Data:

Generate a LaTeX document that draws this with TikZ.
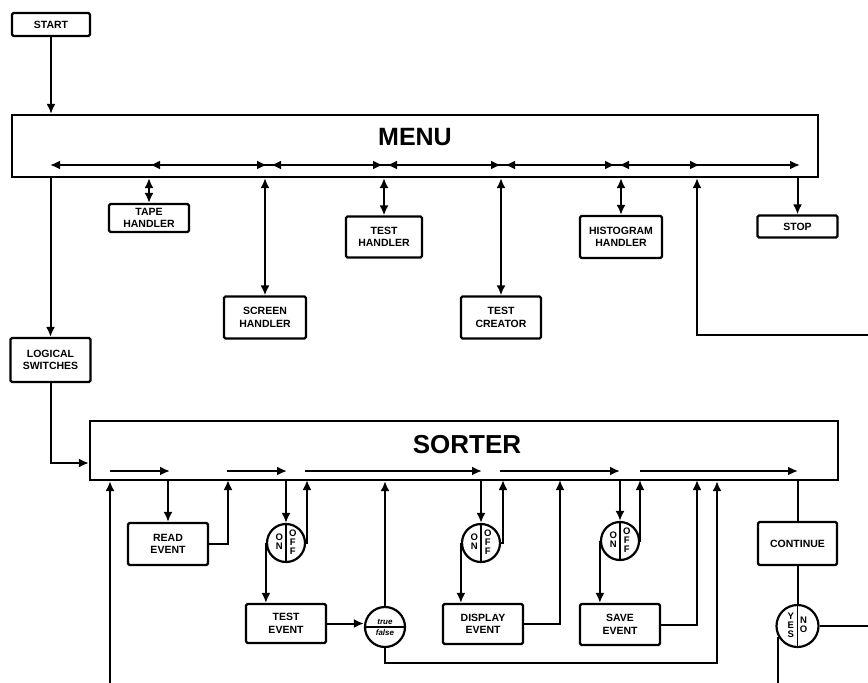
\documentclass[tikz,border=0pt]{standalone}
\usepackage{fontspec}
\setsansfont{Liberation Sans}
\usepackage{tikz}
\usetikzlibrary{arrows.meta,decorations.markings,positioning}
\newcommand{\boxfont}{\sffamily\bfseries\fontsize{10.5}{12.5}\selectfont}
\newcommand{\dialfont}{\sffamily\bfseries\fontsize{9.5}{9.5}\selectfont}
\newcommand{\colstack}[1]{\begin{tabular}[c]{@{}c@{}}#1\end{tabular}}
\newcommand{\onoff}{\colstack{O\\N}\hspace{6pt}\colstack{O\\F\\F}}
\renewcommand{\arraystretch}{0.85}
\tikzstyle{box} = [rectangle, rounded corners=1.5pt, draw=black, line width=2.2pt, align=center, inner sep=1pt, font=\boxfont]
\tikzstyle{panel} = [rectangle, draw=black, line width=2.2pt, inner sep=0pt]
\tikzstyle{dial} = [circle, draw=black, line width=2.2pt, minimum size=38pt, inner sep=0pt, font=\dialfont, path picture={\draw[line width=1.6pt] (path picture bounding box.north) -- (path picture bounding box.south);}]
\tikzstyle{tfdial} = [circle, draw=black, line width=2.2pt, minimum size=40pt, inner sep=0pt, align=center, font=\sffamily\bfseries\itshape\fontsize{8}{8}\selectfont, path picture={\draw[line width=1.6pt] (path picture bounding box.west) -- (path picture bounding box.east);}]
\tikzstyle{arrow} = [line width=2pt,->]
\tikzstyle{dblarrow} = [line width=2pt,<->]
\tikzstyle{link} = [line width=2pt]
\begin{document}
\begin{tikzpicture}[x=1pt, y=-1pt, >={Latex[length=10pt,width=9pt]}]
  \useasboundingbox (0,0) rectangle (868,683);
  \node (start)[box, minimum width=78pt, minimum height=23pt] at (51,24.5) {START};
  \node (menu)[panel, minimum width=806pt, minimum height=62pt] at (415,146) {};
  \node (menutitle) at (415,137) {\sffamily\bfseries\fontsize{25}{25}\selectfont MENU};
  \node (tape)[box, minimum width=80pt, minimum height=28pt] at (149,218) {TAPE\\HANDLER};
  \node (screen)[box, minimum width=82pt, minimum height=42pt] at (265,317.5) {SCREEN\\HANDLER};
  \node (testh)[box, minimum width=76pt, minimum height=41pt] at (384,237) {TEST\\HANDLER};
  \node (creator)[box, minimum width=80pt, minimum height=42pt] at (501,317.5) {TEST\\CREATOR};
  \node (histo)[box, minimum width=82pt, minimum height=42pt] at (621,237) {HISTOGRAM\\HANDLER};
  \node (stop)[box, minimum width=80pt, minimum height=22pt] at (797.5,226.5) {STOP};
  \node (logic)[box, minimum width=80pt, minimum height=44pt] at (50.5,360) {LOGICAL\\SWITCHES};

  \node (sorter)[panel, minimum width=748pt, minimum height=59pt] at (464,450.5) {};
  \node (sortertitle) at (467,445) {\sffamily\bfseries\fontsize{26}{26}\selectfont SORTER};
  \node (read)[box, minimum width=80pt, minimum height=42pt] at (168,544) {READ\\EVENT};
  \node (on1)[dial] at (286,543) {\onoff};
  \node (teste)[box, minimum width=80pt, minimum height=39pt] at (286,623.5) {TEST\\EVENT};
  \node (tf)[tfdial] at (385,627) {true\\[3pt]false};
  \node (on2)[dial] at (481,543) {\onoff};
  \node (disp)[box, minimum width=80pt, minimum height=40pt] at (483,624) {DISPLAY\\EVENT};
  \node (on3)[dial] at (620,541) {\onoff};
  \node (save)[box, minimum width=80pt, minimum height=41pt] at (620,624.5) {SAVE\\EVENT};
  \node (cont)[box, minimum width=79pt, minimum height=43pt] at (797.5,543.5) {CONTINUE};
  \node (yn)[dial, minimum size=42pt] at (797.5,626) {\colstack{Y\\E\\S}\hspace{6pt}\colstack{N\\O}};

  \coordinate (busl) at (50,165);
  \coordinate (busr) at (800,165);
  \coordinate (retin) at (868,335);
  \coordinate (retx) at (697,335);
  \coordinate (feed) at (110,683);
  \coordinate (readback) at (228,480);
  \coordinate (on1back) at (307,480);
  \coordinate (on2back) at (503,480);
  \coordinate (dispback) at (560,480);
  \coordinate (on3back) at (640,480);
  \coordinate (saveback) at (697,480);
  \coordinate (loop) at (717,663);
  \coordinate (ynexit) at (868,626);
  \coordinate (ynout) at (779,683);

  \draw[link, <->, postaction={decorate}, decoration={markings,
      mark=at position 100pt with {\arrowreversed{>}},
      mark=at position 217pt with {\arrow{>}},
      mark=at position 221pt with {\arrowreversed{>}},
      mark=at position 333pt with {\arrow{>}},
      mark=at position 337pt with {\arrowreversed{>}},
      mark=at position 451pt with {\arrow{>}},
      mark=at position 455pt with {\arrowreversed{>}},
      mark=at position 565pt with {\arrow{>}},
      mark=at position 569pt with {\arrowreversed{>}},
      mark=at position 650pt with {\arrow{>}}}] (busl) -- (busr);
  \foreach \a/\b in {110/170, 227/287, 305/482, 500/620, 640/798}
    \draw[arrow] (\a,471) -- (\b,471);

  \draw[arrow] (start) -- (start |- menu.north);
  \draw[dblarrow] (tape |- menu.south) -- (tape);
  \draw[dblarrow] (screen |- menu.south) -- (screen);
  \draw[dblarrow] (testh |- menu.south) -- (testh);
  \draw[dblarrow] (creator |- menu.south) -- (creator);
  \draw[dblarrow] (histo |- menu.south) -- (histo);
  \draw[arrow] (stop |- menu.south) -- (stop);
  \draw[arrow] (retin) -- (retx) -- (retx |- menu.south);
  \draw[arrow] (logic |- menu.south) -- (logic);
  \draw[arrow] (logic) |- ([yshift=-12.5pt]sorter.west);

  \draw[arrow] (feed) -- (feed |- sorter.south);
  \draw[arrow] (read |- sorter.south) -- (read);
  \draw[arrow] (read.east) -| (readback);
  \draw[arrow] (on1 |- sorter.south) -- (on1);
  \draw[arrow] (on1.east) -| (on1back);
  \draw[arrow] (on1.west) -- (on1.west |- teste.north);
  \draw[arrow] (teste.east) -- (teste.east -| tf.west);
  \draw[arrow] (tf) -- (tf |- sorter.south);
  \draw[arrow] (tf) |- (loop) -- (loop |- sorter.south);
  \draw[arrow] (on2 |- sorter.south) -- (on2);
  \draw[arrow] (on2.east) -| (on2back);
  \draw[arrow] (on2.west) -- (on2.west |- disp.north);
  \draw[arrow] (disp.east) -| (dispback);
  \draw[arrow] (on3 |- sorter.south) -- (on3);
  \draw[arrow] (on3.east) -| (on3back);
  \draw[arrow] (on3.west) -- (on3.west |- save.north);
  \draw[arrow] (save.east) -| (saveback);
  \draw[link] (cont |- sorter.south) -- (cont);
  \draw[link] (cont) -- (yn);
  \draw[link] (yn) -- (ynexit);
  \draw[link] (yn.210) -- (yn.210 |- ynout);
\end{tikzpicture}
\end{document}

What is required:
Quote the preceding listing precisely and completely, omitting its images.

Complete answer:
Generate a LaTeX document that draws this with TikZ.
\documentclass[tikz,border=0pt]{standalone}
\usepackage{fontspec}
\setsansfont{Liberation Sans}
\usepackage{tikz}
\usetikzlibrary{arrows.meta,decorations.markings,positioning}
\newcommand{\boxfont}{\sffamily\bfseries\fontsize{10.5}{12.5}\selectfont}
\newcommand{\dialfont}{\sffamily\bfseries\fontsize{9.5}{9.5}\selectfont}
\newcommand{\colstack}[1]{\begin{tabular}[c]{@{}c@{}}#1\end{tabular}}
\newcommand{\onoff}{\colstack{O\\N}\hspace{6pt}\colstack{O\\F\\F}}
\renewcommand{\arraystretch}{0.85}
\tikzstyle{box} = [rectangle, rounded corners=1.5pt, draw=black, line width=2.2pt, align=center, inner sep=1pt, font=\boxfont]
\tikzstyle{panel} = [rectangle, draw=black, line width=2.2pt, inner sep=0pt]
\tikzstyle{dial} = [circle, draw=black, line width=2.2pt, minimum size=38pt, inner sep=0pt, font=\dialfont, path picture={\draw[line width=1.6pt] (path picture bounding box.north) -- (path picture bounding box.south);}]
\tikzstyle{tfdial} = [circle, draw=black, line width=2.2pt, minimum size=40pt, inner sep=0pt, align=center, font=\sffamily\bfseries\itshape\fontsize{8}{8}\selectfont, path picture={\draw[line width=1.6pt] (path picture bounding box.west) -- (path picture bounding box.east);}]
\tikzstyle{arrow} = [line width=2pt,->]
\tikzstyle{dblarrow} = [line width=2pt,<->]
\tikzstyle{link} = [line width=2pt]
\begin{document}
\begin{tikzpicture}[x=1pt, y=-1pt, >={Latex[length=10pt,width=9pt]}]
  \useasboundingbox (0,0) rectangle (868,683);
  \node (start)[box, minimum width=78pt, minimum height=23pt] at (51,24.5) {START};
  \node (menu)[panel, minimum width=806pt, minimum height=62pt] at (415,146) {};
  \node (menutitle) at (415,137) {\sffamily\bfseries\fontsize{25}{25}\selectfont MENU};
  \node (tape)[box, minimum width=80pt, minimum height=28pt] at (149,218) {TAPE\\HANDLER};
  \node (screen)[box, minimum width=82pt, minimum height=42pt] at (265,317.5) {SCREEN\\HANDLER};
  \node (testh)[box, minimum width=76pt, minimum height=41pt] at (384,237) {TEST\\HANDLER};
  \node (creator)[box, minimum width=80pt, minimum height=42pt] at (501,317.5) {TEST\\CREATOR};
  \node (histo)[box, minimum width=82pt, minimum height=42pt] at (621,237) {HISTOGRAM\\HANDLER};
  \node (stop)[box, minimum width=80pt, minimum height=22pt] at (797.5,226.5) {STOP};
  \node (logic)[box, minimum width=80pt, minimum height=44pt] at (50.5,360) {LOGICAL\\SWITCHES};

  \node (sorter)[panel, minimum width=748pt, minimum height=59pt] at (464,450.5) {};
  \node (sortertitle) at (467,445) {\sffamily\bfseries\fontsize{26}{26}\selectfont SORTER};
  \node (read)[box, minimum width=80pt, minimum height=42pt] at (168,544) {READ\\EVENT};
  \node (on1)[dial] at (286,543) {\onoff};
  \node (teste)[box, minimum width=80pt, minimum height=39pt] at (286,623.5) {TEST\\EVENT};
  \node (tf)[tfdial] at (385,627) {true\\[3pt]false};
  \node (on2)[dial] at (481,543) {\onoff};
  \node (disp)[box, minimum width=80pt, minimum height=40pt] at (483,624) {DISPLAY\\EVENT};
  \node (on3)[dial] at (620,541) {\onoff};
  \node (save)[box, minimum width=80pt, minimum height=41pt] at (620,624.5) {SAVE\\EVENT};
  \node (cont)[box, minimum width=79pt, minimum height=43pt] at (797.5,543.5) {CONTINUE};
  \node (yn)[dial, minimum size=42pt] at (797.5,626) {\colstack{Y\\E\\S}\hspace{6pt}\colstack{N\\O}};

  \coordinate (busl) at (50,165);
  \coordinate (busr) at (800,165);
  \coordinate (retin) at (868,335);
  \coordinate (retx) at (697,335);
  \coordinate (feed) at (110,683);
  \coordinate (readback) at (228,480);
  \coordinate (on1back) at (307,480);
  \coordinate (on2back) at (503,480);
  \coordinate (dispback) at (560,480);
  \coordinate (on3back) at (640,480);
  \coordinate (saveback) at (697,480);
  \coordinate (loop) at (717,663);
  \coordinate (ynexit) at (868,626);
  \coordinate (ynout) at (779,683);

  \draw[link, <->, postaction={decorate}, decoration={markings,
      mark=at position 100pt with {\arrowreversed{>}},
      mark=at position 217pt with {\arrow{>}},
      mark=at position 221pt with {\arrowreversed{>}},
      mark=at position 333pt with {\arrow{>}},
      mark=at position 337pt with {\arrowreversed{>}},
      mark=at position 451pt with {\arrow{>}},
      mark=at position 455pt with {\arrowreversed{>}},
      mark=at position 565pt with {\arrow{>}},
      mark=at position 569pt with {\arrowreversed{>}},
      mark=at position 650pt with {\arrow{>}}}] (busl) -- (busr);
  \foreach \a/\b in {110/170, 227/287, 305/482, 500/620, 640/798}
    \draw[arrow] (\a,471) -- (\b,471);

  \draw[arrow] (start) -- (start |- menu.north);
  \draw[dblarrow] (tape |- menu.south) -- (tape);
  \draw[dblarrow] (screen |- menu.south) -- (screen);
  \draw[dblarrow] (testh |- menu.south) -- (testh);
  \draw[dblarrow] (creator |- menu.south) -- (creator);
  \draw[dblarrow] (histo |- menu.south) -- (histo);
  \draw[arrow] (stop |- menu.south) -- (stop);
  \draw[arrow] (retin) -- (retx) -- (retx |- menu.south);
  \draw[arrow] (logic |- menu.south) -- (logic);
  \draw[arrow] (logic) |- ([yshift=-12.5pt]sorter.west);

  \draw[arrow] (feed) -- (feed |- sorter.south);
  \draw[arrow] (read |- sorter.south) -- (read);
  \draw[arrow] (read.east) -| (readback);
  \draw[arrow] (on1 |- sorter.south) -- (on1);
  \draw[arrow] (on1.east) -| (on1back);
  \draw[arrow] (on1.west) -- (on1.west |- teste.north);
  \draw[arrow] (teste.east) -- (teste.east -| tf.west);
  \draw[arrow] (tf) -- (tf |- sorter.south);
  \draw[arrow] (tf) |- (loop) -- (loop |- sorter.south);
  \draw[arrow] (on2 |- sorter.south) -- (on2);
  \draw[arrow] (on2.east) -| (on2back);
  \draw[arrow] (on2.west) -- (on2.west |- disp.north);
  \draw[arrow] (disp.east) -| (dispback);
  \draw[arrow] (on3 |- sorter.south) -- (on3);
  \draw[arrow] (on3.east) -| (on3back);
  \draw[arrow] (on3.west) -- (on3.west |- save.north);
  \draw[arrow] (save.east) -| (saveback);
  \draw[link] (cont |- sorter.south) -- (cont);
  \draw[link] (cont) -- (yn);
  \draw[link] (yn) -- (ynexit);
  \draw[link] (yn.210) -- (yn.210 |- ynout);
\end{tikzpicture}
\end{document}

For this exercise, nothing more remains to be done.